--- Set problem ---
With pictures left out, extract every line between the start of the records below and the line holding "from matplotlib.patches import Rectangle", inclusive.

--- Source records ---
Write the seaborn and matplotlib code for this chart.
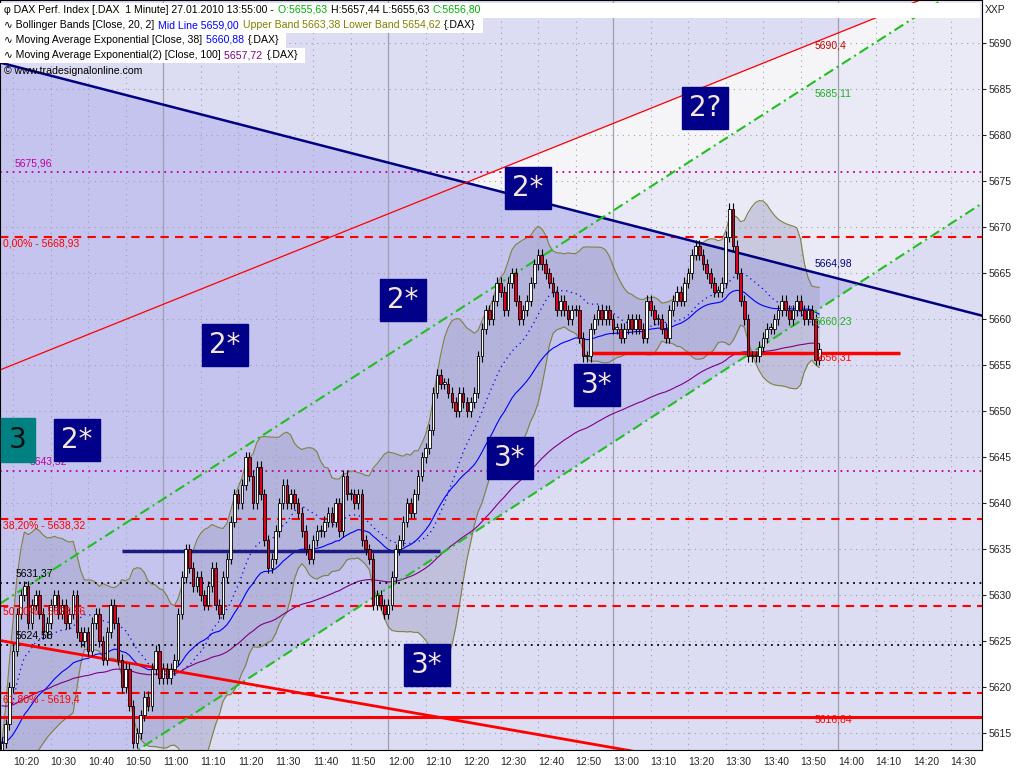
import numpy as np
import pandas as pd
import seaborn as sns
import matplotlib.pyplot as plt
from matplotlib.patches import Rectangle

# 1-minute closes, 10:17 .. 13:55
closes = [5614, 5616, 5620, 5624, 5628,
          5630, 5631, 5627, 5629, 5630, 5628,
          5626, 5627, 5629, 5630, 5628, 5629, 5627, 5628, 5630, 5626, 5625,
          5626, 5624, 5627, 5628, 5625, 5623, 5626, 5629, 5627,
          5623, 5620, 5622, 5618, 5614, 5615, 5617, 5619, 5618,
          5622, 5624, 5621, 5622, 5621, 5622, 5623,
          5628, 5632, 5635,
          5633, 5631, 5632, 5630, 5629, 5631, 5633, 5629, 5628, 5632, 5634,
          5638, 5641, 5640, 5642, 5645, 5643, 5640, 5644, 5641,
          5636, 5633, 5634, 5637, 5640,
          5642, 5640, 5641, 5640, 5639, 5637, 5635, 5634, 5636,
          5637, 5637, 5638, 5639, 5638, 5640, 5637, 5643, 5641,
          5641, 5640, 5641, 5636, 5635,
          5634, 5629, 5630, 5629, 5628, 5629, 5632, 5635,
          5636, 5638, 5640, 5639, 5641, 5643, 5645, 5646, 5648,
          5652, 5654, 5653,
          5653, 5652, 5651, 5650, 5652, 5651, 5650, 5651, 5652,
          5656, 5659, 5661, 5660, 5662, 5664, 5663, 5661,
          5664, 5665, 5662, 5660, 5661,
          5662, 5664, 5666, 5667, 5666, 5665, 5664, 5663, 5661, 5662,
          5661, 5660, 5661, 5661, 5658, 5656, 5656, 5659, 5660,
          5661, 5660, 5661, 5660, 5659, 5659, 5658, 5659, 5660, 5659, 5660, 5659, 5658, 5662, 5661,
          5660, 5660, 5659, 5658, 5661, 5662,
          5663, 5662, 5664, 5665, 5667, 5668,
          5667, 5666, 5665, 5664, 5663, 5663, 5664,
          5669, 5672, 5668, 5665,
          5662, 5660, 5656, 5656, 5656,
          5657, 5658, 5659, 5659, 5660, 5661, 5662, 5661, 5660, 5661, 5662, 5661, 5660, 5661, 5660,
          5655.6, 5656.8]
last_minute = 235  # 13:55 in minutes after 10:00

# trend lines: (minutes after 10:00, price)
blue_line = [(16.5, 5687.9), (278.4, 5660.4)]
red_thin = [(16.5, 5654.5), (261.9, 5694.7)]
green_up = [(16.5, 5629.1), (278.4, 5697.5)]
green_lo = [(16.5, 5603.5), (278.4, 5672.6)]
red_down = [(16.5, 5625.1), (176.5, 5613.7)]
navy_seg = [(49.1, 133.9), 5634.8]
red_seg = [(174.4, 256.5), 5656.31]
support = 5616.84

fib_levels = [5668.93, 5638.32, 5628.86, 5619.4]
fib_labels = ["0,00% - 5668,93", "38,20% - 5638,32", "50,00% - 5628,86", "61,80% - 5619,4"]
magenta_levels = [5675.96, 5643.52]
black_levels = [5631.37, 5624.58]

xticks = list(range(20, 280, 10))
xlabels = [f"{10 + m // 60}:{m % 60:02d}" for m in xticks]

# ---- indicators
n = len(closes)
t = np.arange(last_minute - n + 1, last_minute + 1)
df = pd.DataFrame({"t": t, "close": closes})
df["open"] = df["close"].shift(1).fillna(df["close"].iloc[0] - 1)
df["hi"] = df[["open", "close"]].max(axis=1) + 0.6
df["lo"] = df[["open", "close"]].min(axis=1) - 0.6
df["mid"] = df["close"].rolling(20, min_periods=1).mean()
sd = df["close"].rolling(20, min_periods=2).std().fillna(0)
df["up"] = df["mid"] + 2 * sd
df["dn"] = df["mid"] - 2 * sd
df["ema38"] = df["close"].ewm(span=38, adjust=False).mean()
df["ema100"] = pd.Series([5618.0] + closes[1:]).ewm(span=100, adjust=False).mean().values

sns.set_style("white")
plt.rcParams['font.family'] = ['Liberation Sans', 'DejaVu Sans']
fig = plt.figure(figsize=(10.24, 7.68), dpi=100)
ax = fig.add_axes([0, 18 / 768, 982 / 1024, 750 / 768])
ax.set_facecolor("#dcdcf2")
xmin, xmax, ymin, ymax = 16.5, 278.4, 5613.2, 5694.7
ax.set_xlim(xmin, xmax)
ax.set_ylim(ymin, ymax)

def line_at(pts, x):
    (x0, y0), (x1, y1) = pts
    return y0 + (y1 - y0) * (np.asarray(x) - x0) / (x1 - x0)

xs = np.linspace(xmin, xmax, 600)
yb, yr = line_at(blue_line, xs), line_at(red_thin, xs)
yu, yl = line_at(green_up, xs), line_at(green_lo, xs)
ax.fill_between(xs, yl, yb, where=yb > yl, color="#c4c4ee", lw=0)
ax.fill_between(xs, np.maximum(yb, yl), np.minimum(yu, yr), where=(yu > np.maximum(yb, yl)) & (xs > 120),
                color="#eaeaf6", lw=0)
ax.fill_between(xs, np.maximum(yu, yb), yr, where=yr > np.maximum(yu, yb), color="#f5f5f8", lw=0)

# grid
for m in xticks:
    ax.axvline(m, color="#a0a0b0", lw=0.9 if m % 60 == 0 else 0.8, ls="-" if m % 60 == 0 else (0, (1, 4)))
for p in range(5615, 5695, 5):
    ax.axhline(p, color="#a0a0b0", lw=0.8, ls=(0, (1, 4)))

# bollinger
ax.fill_between(df["t"], df["dn"], df["up"], color="#a0a0c4", alpha=0.45, lw=0)
ax.plot(df["t"], df["up"], color="#808040", lw=0.8)
ax.plot(df["t"], df["dn"], color="#808040", lw=0.8)
ax.plot(df["t"], df["mid"], color="#0000ff", lw=0.9, ls=(0, (1, 3)))
sns.lineplot(data=df, x="t", y="ema38", ax=ax, color="#0000ff", lw=0.8)
sns.lineplot(data=df, x="t", y="ema100", ax=ax, color="#800080", lw=0.8)

# horizontals
for lv in fib_levels:
    ax.axhline(lv, color="#ff0000", lw=1.5, ls=(0, (4, 3)))
for lv in magenta_levels:
    ax.axhline(lv, color="#c000a0", lw=1.3, ls=(0, (1, 2.5)))
for lv in black_levels:
    ax.axhline(lv, color="#000000", lw=1.3, ls=(0, (1, 2.5)))
ax.axhline(support, color="#ff0000", lw=2.2)

# trend lines
for pts, c, lw, ls in [(blue_line, "#000080", 1.8, "-"), (red_thin, "#ff0000", 0.9, "-"),
                       (green_up, "#20c020", 1.5, (0, (5, 2, 1, 2))), (green_lo, "#20c020", 1.5, (0, (5, 2, 1, 2))),
                       (red_down, "#ff0000", 2.0, "-")]:
    ax.plot([xmin, xmax], line_at(pts, [xmin, xmax]), color=c, lw=lw, ls=ls)
ax.hlines(navy_seg[1], *navy_seg[0], color="#1a1a80", lw=2.5)
ax.hlines(red_seg[1], *red_seg[0], color="#ff0000", lw=2.5)

# candles
ax.vlines(df["t"], df["lo"], df["hi"], color="black", lw=0.8, zorder=5)
for _, r in df.iterrows():
    b = min(r["open"], r["close"])
    h = max(abs(r["close"] - r["open"]), 0.15)
    fc = "white" if r["close"] >= r["open"] else "#e00020"
    ax.add_patch(Rectangle((r["t"] - 0.35, b), 0.7, h, fc=fc, ec="black", lw=0.6, zorder=6))

# axes
ax.yaxis.tick_right()
ax.set_yticks(range(5615, 5695, 5))
ax.set_yticklabels([str(p) for p in range(5615, 5695, 5)], fontsize=7.5)
ax.set_xticks(xticks)
ax.set_xticklabels(xlabels, fontsize=7.5, ha="left")
ax.tick_params(length=3, pad=2)
ax.set_xlabel("")
ax.set_ylabel("")
for s in ax.spines.values():
    s.set_color("black")
    s.set_linewidth(0.8)
fig.text(985 / 1024, 1 - 10 / 768, "XXP", fontsize=7.5, va="center")

def px(x, y, s, c="black", size=7.5, **kw):
    return fig.text(x / 1024, 1 - y / 768, s, color=c, fontsize=size, va="center", **kw)

# level labels
px(15, 163, "5675,96", "#c000a0")
px(3, 243, fib_labels[0], "#ff0000")
px(30, 462, "5643,52", "#c000a0")
px(3, 525, fib_labels[1], "#ff0000")
px(16, 573, "5631,37")
px(3, 612, fib_labels[2], "#ff0000")
px(16, 635, "5624,58")
px(3, 700, fib_labels[3], "#ff0000")
px(815, 45, "5690,4", "#c00000")
px(815, 93, "5685,11", "#20b020")
px(815, 264, "5664,98", "#000080")
px(815, 322, "5660,23", "#20b020")
px(815, 358, "5656,31", "#ff0000")
px(815, 720, "5616,84", "#ff0000")

# boxes
for x, y, s in [(705, 108, "2?"), (528, 188, "2*"), (403, 300, "2*"), (225, 345, "2*"), (77, 440, "2*"),
                (597, 385, "3*"), (510, 458, "3*"), (427, 665, "3*")]:
    px(x, y, s, "#f4e6d8", 20, ha="center", family="DejaVu Sans",
       bbox=dict(boxstyle="square,pad=0.25", fc="#000088", ec="#000088"))
px(18, 440, "3", "#101010", 20, ha="center", family="DejaVu Sans",
   bbox=dict(boxstyle="square,pad=0.3", fc="#008080", ec="#008080"))

# legend header: pieces chained left to right
header = [
    (10, [("\u03c6 DAX Perf. Index [.DAX  1 Minute] 27.01.2010 13:55:00 - ", "black"), ("O:5655,63 ", "#00b000"),
          ("H:5657,44 L:5655,63 ", "black"), ("C:5656,80", "#00b000")]),
    (25, [("\u223f Bollinger Bands [Close, 20, 2] ", "black"), ("Mid Line 5659,00 ", "#0000ff"),
          ("Upper Band 5663,38 Lower Band 5654,62 ", "#808000"), ("{.DAX}", "black")]),
    (40, [("\u223f Moving Average Exponential [Close, 38] ", "black"), ("5660,88 ", "#0000ff"), ("{.DAX}", "black")]),
    (55, [("\u223f Moving Average Exponential(2) [Close, 100] ", "black"), ("5657,72 ", "#800080"), ("{.DAX}", "black")]),
]
rend = fig.canvas.get_renderer()
for y, parts in header:
    x = 4
    for s, c in parts:
        tx = px(x, y, s, c, 7.6, zorder=10)
        x += tx.get_window_extent(rend).width + 1
    w = 980 if y == 10 else x + 6
    fig.patches.append(Rectangle((0, 1 - (y + 7.5) / 768), w / 1024, 15 / 768, transform=fig.transFigure,
                                 fc="white", ec="none", zorder=9))
px(4, 71, "\u00a9 www.tradesignalonline.com", size=7.6, zorder=10)

fig.savefig("out.png", dpi=100, facecolor="white")
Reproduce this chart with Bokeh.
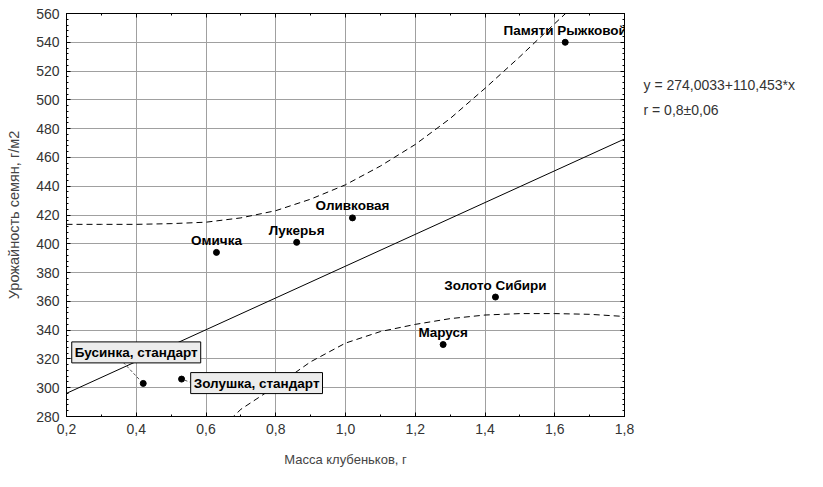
import numpy as np
from bokeh.plotting import figure
from bokeh.models import Range1d, LinearAxis, FixedTicker, Label, ColumnDataSource
from bokeh.core.properties import value
from bokeh.embed import file_html
from bokeh.resources import INLINE

# ---- data ----
varieties = ["Бусинка, стандарт", "Золушка, стандарт", "Омичка", "Лукерья",
             "Оливковая", "Маруся", "Золото Сибири", "Памяти Рыжковой"]
nodule_mass = [0.42, 0.53, 0.63, 0.86, 1.02, 1.28, 1.43, 1.63]
seed_yield = [303, 306, 394, 401, 418, 330, 363, 540]

intercept = 274.0033
slope = 110.453
equation_text = "y = 274,0033+110,453*x"
r_text = "r = 0,8±0,06"

upper_x = [0.2, 0.3, 0.4, 0.5, 0.6, 0.7, 0.8, 0.9, 1.0, 1.1, 1.2, 1.3, 1.4, 1.5, 1.6, 1.64]
upper_y = [413.5, 413.5, 413.5, 414, 415, 418, 423, 431, 441, 454, 469, 487, 508, 530, 553, 562]
lower_x = [0.67, 0.7, 0.8, 0.9, 1.0, 1.1, 1.2, 1.3, 1.4, 1.5, 1.6, 1.7, 1.8]
lower_y = [278, 285, 301, 318, 331, 339, 344, 348, 350.5, 351.5, 351.5, 351, 349.5]

x_ticks = [0.2, 0.4, 0.6, 0.8, 1.0, 1.2, 1.4, 1.6, 1.8]
x_tick_labels = ["0,2", "0,4", "0,6", "0,8", "1,0", "1,2", "1,4", "1,6", "1,8"]
y_ticks = [280, 300, 320, 340, 360, 380, 400, 420, 440, 460, 480, 500, 520, 540, 560]
y_tick_labels = [str(v) for v in y_ticks]

x_title = "Масса клубеньков, г"
y_title = "Урожайность семян, г/м2"

# ---- styling ----
FONT = "Liberation Sans"
W, H = 807, 471
BL, BR, BT, BB = 66, 183, 13, 55
LABEL_SIZE = "13.5px"

p = figure(width=W, height=H, x_range=Range1d(0.2, 1.8), y_range=Range1d(280, 560),
           output_backend="svg", toolbar_location=None,
           min_border_left=BL, min_border_right=BR, min_border_top=BT, min_border_bottom=BB,
           background_fill_color="white", border_fill_color="white")
p.outline_line_color = "black"
p.outline_line_width = 1

x_minor = list(np.round(np.arange(0.2, 1.8001, 0.1), 3))
y_minor = list(np.round(np.arange(280, 560.01, 4), 3))
xt = FixedTicker(ticks=x_ticks, minor_ticks=x_minor)
yt = FixedTicker(ticks=y_ticks, minor_ticks=y_minor)

top = LinearAxis(ticker=xt)
right = LinearAxis(ticker=yt)
p.add_layout(top, "above")
p.add_layout(right, "right")

for ax in p.axis:
    ax.axis_line_color = "black"
    ax.major_tick_in = 4
    ax.major_tick_out = 0
    ax.minor_tick_in = 2
    ax.minor_tick_out = 0
    ax.major_tick_line_color = "black"
    ax.minor_tick_line_color = "black"
    ax.major_label_text_font = FONT
    ax.major_label_text_font_size = "14px"
    ax.major_label_text_color = "#333333"
    ax.axis_label_text_font = FONT
    ax.axis_label_text_font_style = "normal"
    ax.axis_label_text_color = "#444444"

for ax in (top, right):
    ax.major_label_text_font_size = "0px"
    ax.major_label_standoff = 0
    ax.major_label_text_alpha = 0

bottom_ax = p.below[0]
bottom_ax.ticker = xt
bottom_ax.major_label_overrides = dict(zip(x_ticks, x_tick_labels))
bottom_ax.axis_label = x_title
bottom_ax.axis_label_text_font_size = "13px"
bottom_ax.axis_label_standoff = 15
bottom_ax.major_label_standoff = 7

left_ax = p.left[0]
left_ax.ticker = yt
left_ax.major_label_overrides = dict(zip(y_ticks, y_tick_labels))
left_ax.axis_label = y_title
left_ax.axis_label_text_font_size = "14.5px"
left_ax.axis_label_standoff = 11
left_ax.major_label_standoff = 7

p.grid.grid_line_color = "#a0a0a0"
p.grid.grid_line_width = 1

# regression line
reg_x = [x_ticks[0], x_ticks[-1]]
reg_y = [intercept + slope * v for v in reg_x]
p.line(reg_x, reg_y, line_color="black", line_width=1)

# confidence bands
p.line(upper_x, upper_y, line_color="black", line_width=1, line_dash="6 4")
p.line(lower_x, lower_y, line_color="black", line_width=1, line_dash="6 4")

# points
p.scatter(nodule_mass, seed_yield, size=6, color="black")

# plain labels (centered above point)
boxed = [True, True, False, False, False, False, False, False]
plain = ColumnDataSource(dict(
    x=[x for x, b in zip(nodule_mass, boxed) if not b],
    y=[y for y, b in zip(seed_yield, boxed) if not b],
    t=[t for t, b in zip(varieties, boxed) if not b]))
p.text(x="x", y="y", text="t", source=plain, text_align="center",
       text_baseline="alphabetic", y_offset=-12, text_font=value(FONT),
       text_font_style="bold", text_font_size=LABEL_SIZE, text_color="black")

# boxed labels with leader lines
px_x = (1.8 - 0.2) / (W - BL - BR)
px_y = (560 - 280) / (H - BT - BB)
box_offsets = {0: (-7, 31), 1: (75, -4)}
leader_px = {0: ((-20, 21), (-3, 3)), 1: ((3, -1), (8, -3))}
for i, (dx, dy) in box_offsets.items():
    (sx0, sy0), (sx1, sy1) = leader_px[i]
    p.line([nodule_mass[i] + sx0 * px_x, nodule_mass[i] + sx1 * px_x],
           [seed_yield[i] + sy0 * px_y, seed_yield[i] + sy1 * px_y],
           line_color="#555555", line_width=1, line_dash="3 2")
    p.add_layout(Label(x=nodule_mass[i], y=seed_yield[i], x_offset=dx, y_offset=dy,
                       text=varieties[i], text_align="center", text_baseline="middle",
                       text_font=FONT, text_font_style="bold", text_font_size=LABEL_SIZE,
                       text_color="black", background_fill_color="#ececec",
                       border_line_color="black", border_line_width=1, padding=3))

# equation text on the right, placed in the right-hand side panel (not clipped)
eq = Label(x=19, y=H - BT - BB - 63, x_units="screen", y_units="screen",
           text=equation_text + "\n" + r_text,
           text_font=FONT, text_font_size="14px", text_color="#333333",
           text_baseline="top", text_line_height=1.6)
p.add_layout(eq, "right")

open("out.html", "w").write(file_html(p, INLINE))
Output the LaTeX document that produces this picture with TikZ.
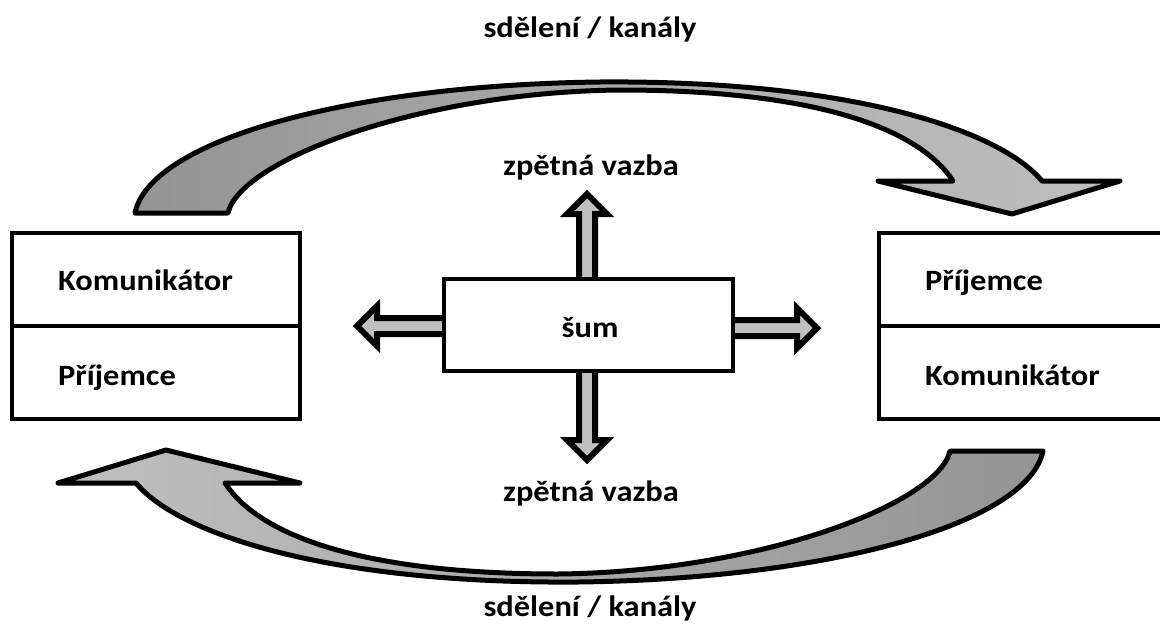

--- Complete answer ---
Write the seaborn and matplotlib code for this chart.
import numpy as np
import pandas as pd
import seaborn as sns
import matplotlib.pyplot as plt
from matplotlib.patches import Rectangle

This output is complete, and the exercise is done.